Marvel Studios' Eternals and Shang-Chi Could Have Issues At Chinese Theaters
Chinese moviegoers are hungry for blockbuster films, but two of Marvel's upcoming movies may not make the cut.
Two of Marvel's upcoming movies, Shang-Chi and the Legend of the Ten Rings and the Eternals, feature Chinese-born creators in front of and behind the camera. And yet, these two movies may not make it to Chinese theaters if a hint from CCTV6 China Movie Channel ends up being accurate, according to a report from Variety.
CCTV6 aired a list of the United States release dates for all of the upcoming MCU Phase Four films, but Eternals and Shang-Chi were missing despite being the nearest films after Black Widow, which releases July 9. As Variety notes, their absence from the list doesn't guarantee they won't make it over, but the two films are already facing some challenges. These two movies are the first to significantly feature Asian creators; Shang-Chi stars Chinese-Canadian actor Simu Liu, while Eternals was helmed by Academy Award-winning director Chloe Zhao.

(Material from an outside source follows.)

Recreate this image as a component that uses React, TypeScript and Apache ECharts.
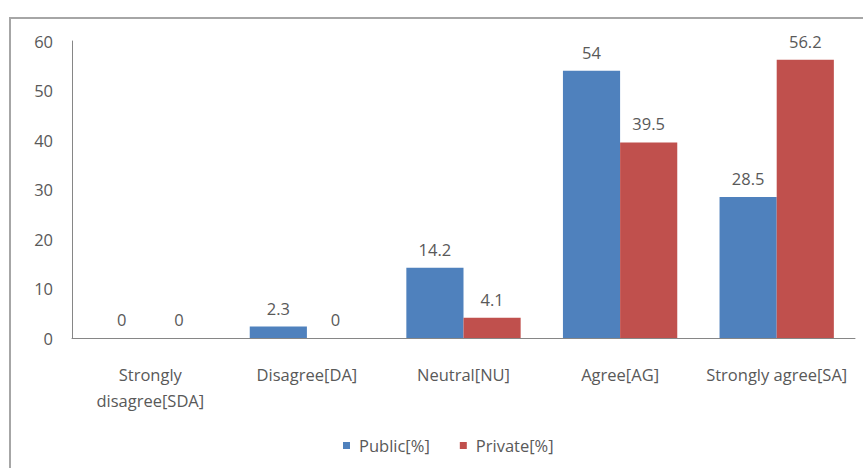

Shang-Chi's major obstacle comes from its history as an older Marvel comic. Shang-Chi first appeared in Marvel comics in 1973, a time when Marvel creators were taking inspiration from Eastern film and culture. Doctor Strange first appeared in 1963, and the Mandarin and Iron Fist a year after Shang-Chi, in 1974. Marvel didn't always handle these characters gracefully. Variety points out that Shang-Chi's father in his original backstory is a character called Fu Manchu, a character long associated with Asian racism and stereotyping. Marvel tweaked Shang-Chi's backstory for his movie, making the Mandarin his father and casting veteran Chinese actor Tony Leung, but Chinese moviegoers appear skeptical.
"So you change the name and it's not Fu Manchu anymore? The Mandarin is inherently a character that blackens the image of the Chinese people," one user wrote on Weibo, China's major social media service.
The situation with the Eternals is a little bit different because there, it's more about the director herself. An article from Time explains that while Zhao was originally lauded in China for her groundbreaking Best Director win at the Golden Globes, comments from Zhao resurfaced, including one where she spoke about growing up in China, describing it as "a place where there are lies everywhere." Chinese state-run publications did not report on Zhao's similarly groundbreaking Oscar win, and a hashtag on Weibo mentioning Zhao was censored, along with mentions of her on other sites and services.
All movies that play in Chinese theaters are approved by the government before they get in front of citizens. For Shang-Chi, the issue seems to be more of a cultural one, but if the committee views the history of the movie's villain as significantly offensive to Chinese culture and history, that may be enough to keep it from seeing release. For Eternals, Zhao herself seems to be the primary obstacle. Releasing a film created by someone the government views as persona nongrata, that would generate hundreds of millions of dollars in revenue for Marvel, could be a huge sticking point. None of this is guaranteed, but Marvel is almost certainly keeping an eye on both of these issues.
Shang-Chi and the Legend of the Ten Rings releases on September 3, 2021, followed by the Eternals on November 5.